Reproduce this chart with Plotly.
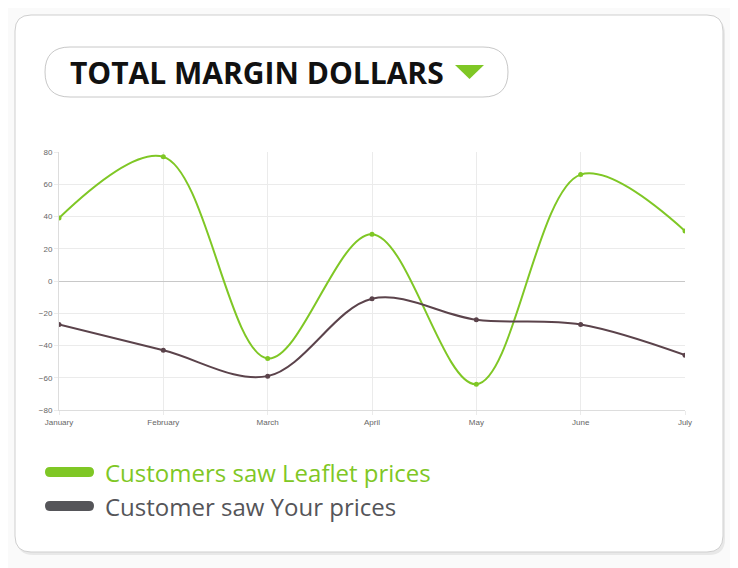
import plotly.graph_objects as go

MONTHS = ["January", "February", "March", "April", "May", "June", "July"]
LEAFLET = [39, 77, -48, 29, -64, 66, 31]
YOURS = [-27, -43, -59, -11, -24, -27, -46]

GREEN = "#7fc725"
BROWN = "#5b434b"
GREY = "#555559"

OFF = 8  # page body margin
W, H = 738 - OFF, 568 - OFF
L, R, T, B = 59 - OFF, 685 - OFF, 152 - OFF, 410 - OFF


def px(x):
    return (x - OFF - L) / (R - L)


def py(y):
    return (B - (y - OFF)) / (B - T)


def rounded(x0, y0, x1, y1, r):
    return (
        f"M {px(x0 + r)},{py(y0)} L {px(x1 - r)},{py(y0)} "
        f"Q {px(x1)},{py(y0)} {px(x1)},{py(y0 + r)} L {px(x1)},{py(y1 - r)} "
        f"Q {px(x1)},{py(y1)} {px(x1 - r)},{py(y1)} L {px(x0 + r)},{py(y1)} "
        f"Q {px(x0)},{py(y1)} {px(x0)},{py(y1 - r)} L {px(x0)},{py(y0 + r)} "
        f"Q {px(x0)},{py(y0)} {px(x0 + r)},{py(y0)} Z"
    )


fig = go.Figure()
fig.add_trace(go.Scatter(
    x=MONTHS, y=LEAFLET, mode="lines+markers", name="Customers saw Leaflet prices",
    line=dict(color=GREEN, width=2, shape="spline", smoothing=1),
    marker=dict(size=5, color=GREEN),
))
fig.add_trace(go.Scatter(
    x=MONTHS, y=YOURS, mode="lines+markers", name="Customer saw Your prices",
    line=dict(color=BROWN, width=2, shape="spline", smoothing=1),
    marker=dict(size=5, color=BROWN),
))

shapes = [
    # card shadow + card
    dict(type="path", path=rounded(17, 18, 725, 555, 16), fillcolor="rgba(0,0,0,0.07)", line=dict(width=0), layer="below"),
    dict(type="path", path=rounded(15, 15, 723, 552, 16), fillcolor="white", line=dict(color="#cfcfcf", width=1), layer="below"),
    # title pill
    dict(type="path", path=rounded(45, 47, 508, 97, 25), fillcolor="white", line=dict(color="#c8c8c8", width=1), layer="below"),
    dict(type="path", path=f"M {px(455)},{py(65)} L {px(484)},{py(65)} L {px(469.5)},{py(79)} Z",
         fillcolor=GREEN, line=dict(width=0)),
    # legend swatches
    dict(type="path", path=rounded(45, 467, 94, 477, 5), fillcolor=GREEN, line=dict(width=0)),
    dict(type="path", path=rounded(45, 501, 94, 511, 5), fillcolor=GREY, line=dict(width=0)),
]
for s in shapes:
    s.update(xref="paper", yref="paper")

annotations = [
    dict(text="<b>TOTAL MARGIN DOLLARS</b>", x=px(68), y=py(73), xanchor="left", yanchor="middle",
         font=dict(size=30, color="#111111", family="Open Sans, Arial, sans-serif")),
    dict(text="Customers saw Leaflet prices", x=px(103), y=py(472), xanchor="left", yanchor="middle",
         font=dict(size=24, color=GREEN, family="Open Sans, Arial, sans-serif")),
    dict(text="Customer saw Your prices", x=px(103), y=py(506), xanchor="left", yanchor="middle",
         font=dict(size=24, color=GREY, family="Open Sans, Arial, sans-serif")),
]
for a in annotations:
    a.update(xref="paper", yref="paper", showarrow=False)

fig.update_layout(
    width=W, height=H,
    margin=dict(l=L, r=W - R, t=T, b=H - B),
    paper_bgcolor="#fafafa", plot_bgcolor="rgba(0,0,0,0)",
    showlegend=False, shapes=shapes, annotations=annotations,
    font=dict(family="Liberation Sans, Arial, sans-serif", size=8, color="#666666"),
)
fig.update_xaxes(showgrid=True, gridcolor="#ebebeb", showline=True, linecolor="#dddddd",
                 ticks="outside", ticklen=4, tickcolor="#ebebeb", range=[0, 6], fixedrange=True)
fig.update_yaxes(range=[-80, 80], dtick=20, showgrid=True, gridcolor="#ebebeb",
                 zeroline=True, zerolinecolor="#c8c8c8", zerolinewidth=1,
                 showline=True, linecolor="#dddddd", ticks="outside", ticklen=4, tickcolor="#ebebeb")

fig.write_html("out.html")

- - - -

WHAT TO DO: Without including any pictures, reproduce the listing exactly.

ANSWER TO THE TASK:
Reproduce this chart with Plotly.
import plotly.graph_objects as go

MONTHS = ["January", "February", "March", "April", "May", "June", "July"]
LEAFLET = [39, 77, -48, 29, -64, 66, 31]
YOURS = [-27, -43, -59, -11, -24, -27, -46]

GREEN = "#7fc725"
BROWN = "#5b434b"
GREY = "#555559"

OFF = 8  # page body margin
W, H = 738 - OFF, 568 - OFF
L, R, T, B = 59 - OFF, 685 - OFF, 152 - OFF, 410 - OFF


def px(x):
    return (x - OFF - L) / (R - L)


def py(y):
    return (B - (y - OFF)) / (B - T)


def rounded(x0, y0, x1, y1, r):
    return (
        f"M {px(x0 + r)},{py(y0)} L {px(x1 - r)},{py(y0)} "
        f"Q {px(x1)},{py(y0)} {px(x1)},{py(y0 + r)} L {px(x1)},{py(y1 - r)} "
        f"Q {px(x1)},{py(y1)} {px(x1 - r)},{py(y1)} L {px(x0 + r)},{py(y1)} "
        f"Q {px(x0)},{py(y1)} {px(x0)},{py(y1 - r)} L {px(x0)},{py(y0 + r)} "
        f"Q {px(x0)},{py(y0)} {px(x0 + r)},{py(y0)} Z"
    )


fig = go.Figure()
fig.add_trace(go.Scatter(
    x=MONTHS, y=LEAFLET, mode="lines+markers", name="Customers saw Leaflet prices",
    line=dict(color=GREEN, width=2, shape="spline", smoothing=1),
    marker=dict(size=5, color=GREEN),
))
fig.add_trace(go.Scatter(
    x=MONTHS, y=YOURS, mode="lines+markers", name="Customer saw Your prices",
    line=dict(color=BROWN, width=2, shape="spline", smoothing=1),
    marker=dict(size=5, color=BROWN),
))

shapes = [
    # card shadow + card
    dict(type="path", path=rounded(17, 18, 725, 555, 16), fillcolor="rgba(0,0,0,0.07)", line=dict(width=0), layer="below"),
    dict(type="path", path=rounded(15, 15, 723, 552, 16), fillcolor="white", line=dict(color="#cfcfcf", width=1), layer="below"),
    # title pill
    dict(type="path", path=rounded(45, 47, 508, 97, 25), fillcolor="white", line=dict(color="#c8c8c8", width=1), layer="below"),
    dict(type="path", path=f"M {px(455)},{py(65)} L {px(484)},{py(65)} L {px(469.5)},{py(79)} Z",
         fillcolor=GREEN, line=dict(width=0)),
    # legend swatches
    dict(type="path", path=rounded(45, 467, 94, 477, 5), fillcolor=GREEN, line=dict(width=0)),
    dict(type="path", path=rounded(45, 501, 94, 511, 5), fillcolor=GREY, line=dict(width=0)),
]
for s in shapes:
    s.update(xref="paper", yref="paper")

annotations = [
    dict(text="<b>TOTAL MARGIN DOLLARS</b>", x=px(68), y=py(73), xanchor="left", yanchor="middle",
         font=dict(size=30, color="#111111", family="Open Sans, Arial, sans-serif")),
    dict(text="Customers saw Leaflet prices", x=px(103), y=py(472), xanchor="left", yanchor="middle",
         font=dict(size=24, color=GREEN, family="Open Sans, Arial, sans-serif")),
    dict(text="Customer saw Your prices", x=px(103), y=py(506), xanchor="left", yanchor="middle",
         font=dict(size=24, color=GREY, family="Open Sans, Arial, sans-serif")),
]
for a in annotations:
    a.update(xref="paper", yref="paper", showarrow=False)

fig.update_layout(
    width=W, height=H,
    margin=dict(l=L, r=W - R, t=T, b=H - B),
    paper_bgcolor="#fafafa", plot_bgcolor="rgba(0,0,0,0)",
    showlegend=False, shapes=shapes, annotations=annotations,
    font=dict(family="Liberation Sans, Arial, sans-serif", size=8, color="#666666"),
)
fig.update_xaxes(showgrid=True, gridcolor="#ebebeb", showline=True, linecolor="#dddddd",
                 ticks="outside", ticklen=4, tickcolor="#ebebeb", range=[0, 6], fixedrange=True)
fig.update_yaxes(range=[-80, 80], dtick=20, showgrid=True, gridcolor="#ebebeb",
                 zeroline=True, zerolinecolor="#c8c8c8", zerolinewidth=1,
                 showline=True, linecolor="#dddddd", ticks="outside", ticklen=4, tickcolor="#ebebeb")

fig.write_html("out.html")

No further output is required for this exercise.